Muren en vijandschap wijzen ons op God en zijn Gezalfde, die van de overzijde komt en ons ontmaskert als murenbouwers, ja, als vijanden. Hij komt ons niet bevestigen, maar ontzetten. Hij breekt weg wat wij opwerpen aan wetten en inzettingen, aan geloof en vroomheid en rechtvaardigheid, wat wij dichtmetselen met idealen en goede bedoelingen. Hij verzoent ons met God, niet door ons aan God gelijk te maken – net zo doorbrekend, net zo rechtvaardig – maar door ons juist tegenover hem te zetten. Hij verzoent ons met elkaar, niet door de ander, de naaste, de vijand aan ons gelijk te maken, maar door ons, opponenten, vijanden, naast elkaar te zetten en zo te verenigen voor hem. Er gaat een heel andere muur omver dan wij dachten, en de werkelijkheid erachter, de wereld zonder die muur is een openbaring. En voor zolang het duurt, worden andere muren opgetrokken.

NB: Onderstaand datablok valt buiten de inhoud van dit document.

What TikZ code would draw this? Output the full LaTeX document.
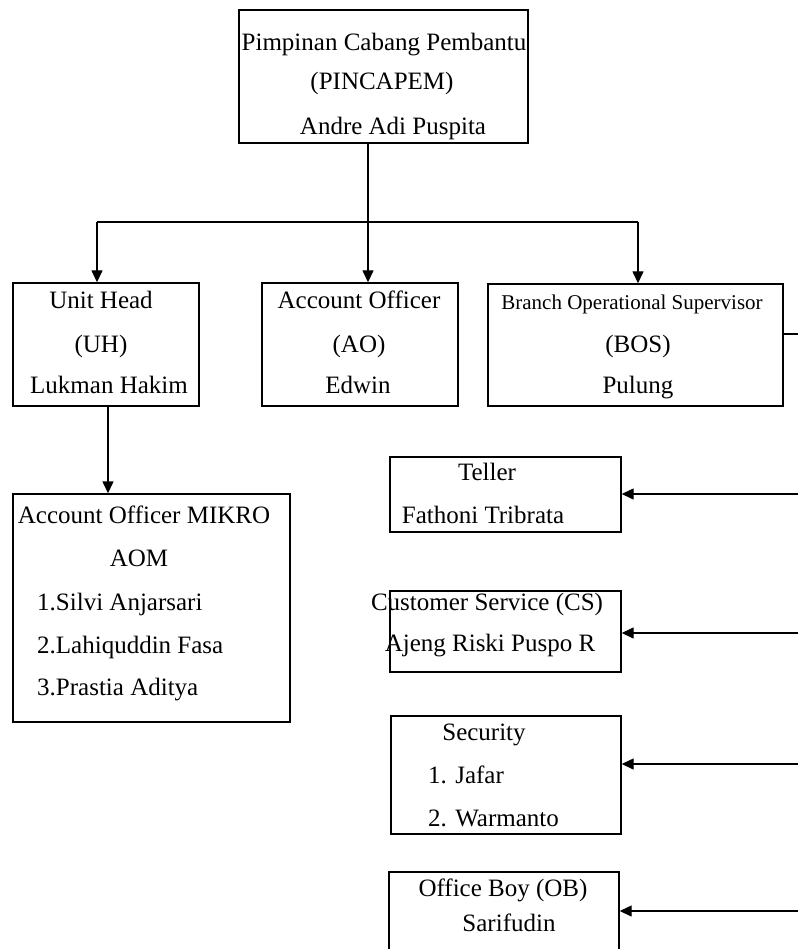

Wat zegt dat over de muren in onze wereld? Ze zijn een aanstoot. Er is altijd onrecht en onmenselijkheid in het geding. Dat was zo bij de Berlijnse Muur. Het is zo bij de Muur in Israel-Palestina en de muren in de wereldhandel, in heffingen en subsidies bestaande. Er zijn muren en hekken tussen ons en misdadigers, ‘gelukszoekers’ en ongewenste vreemdelingen. De ene muur is de andere niet. Maar die godgeklaagde muren tegenover ons, de markeringen van onrecht en onmenselijkheid doen ons stuiten op God. Daar is ook iets anders gevraagd dan idealisme en activisme. De navolging van de Gekruisigde, de liefde dringt ertoe het eigen standpunt, het eenduidige eigen gelijk en de evidente rechtvaardigheid van de goede zaak prijs te geven, en duwt ons naar de muur, de ander, de vijand en het onrecht. In de hoop op verzoening.